Thursday, April 21, 2011

SONADIA. DISAPPEARING ISLAND

Remains of a Giant Turtle and a star fish in the beaches of Sonadia, Coxs' Bazar
It isn’t hard to find quotations to support the thesis that history has a habit of repeating itself.
Whilst Karl Marx’ famous observation that ‘History repeats itself, first as tragedy, second as farce’ may appear to many of us the most prophetic, it is the quotation that ‘ Each time history repeats itself the price goes up’ that may seem more appropriate in the case of the lovely Sonadia Island off Cox Bazar.
A giant turtle, lay lifeless in the beaches of Sonadia
In usually clear blue waters, filtered by the regularly appearing then disappearing sand banks that surround this lovely tropical sandy paradise, porpoises can be watched at play, and where turtles struggle ashore for egg laying, evening brings the return of thousands of sea birds.

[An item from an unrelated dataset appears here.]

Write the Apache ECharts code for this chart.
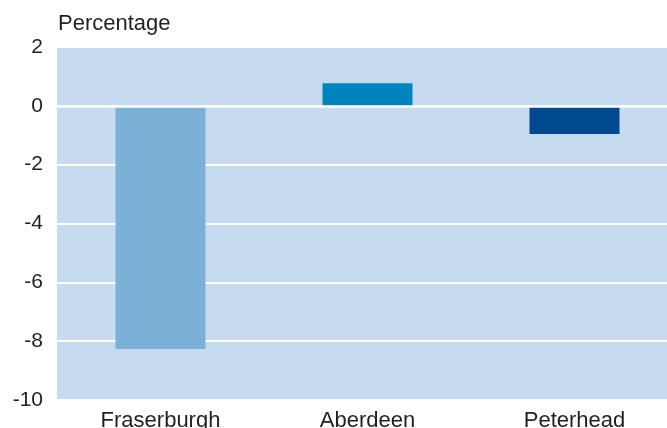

On the beaches can be found cowries and oyster shells, and an unusually interesting flotsam and jetsam.
All of which is doomed to vanish, under an agreement for China to develop a deep water port that will link with road and rail developments under negotiation between the neighbouring countries of India, Myanmar and Bangladesh, with China.
Red Crab
What of history repeating itself? Well, it was to the coast of Bangladesh that invaders came from Afghanistan in 12th Century CE, and from Persia, Iraq and Turkey in 16th Century, to take possession of the gateway to the great trade route, the Southwest Silk Road, that from at least 5th Century BCE had linked south and central Asia, and offered traders for much further afield, Arabia and Europe, a road for commerce between the great and growing Empires of South, East, and West.
Surfing and life saving club of Sonadia
And in the 16th and 17th Centuries of the Common Era, it also brought to these shores the Portuguese, the British, the French and the Dutch, of whom, in the end, it was, of course, the British who  ‘scooped the pool’ of the wealth generated by the trade.

It was the great Brahmaputra itself that was then the gateway between South and Central Asia, and although this time around it seems that Sonadia will be at the gateway, there is little doubt that, this time around, the price will, indeed, have gone up. Both environmentally, and commercially. Maybe socially as well.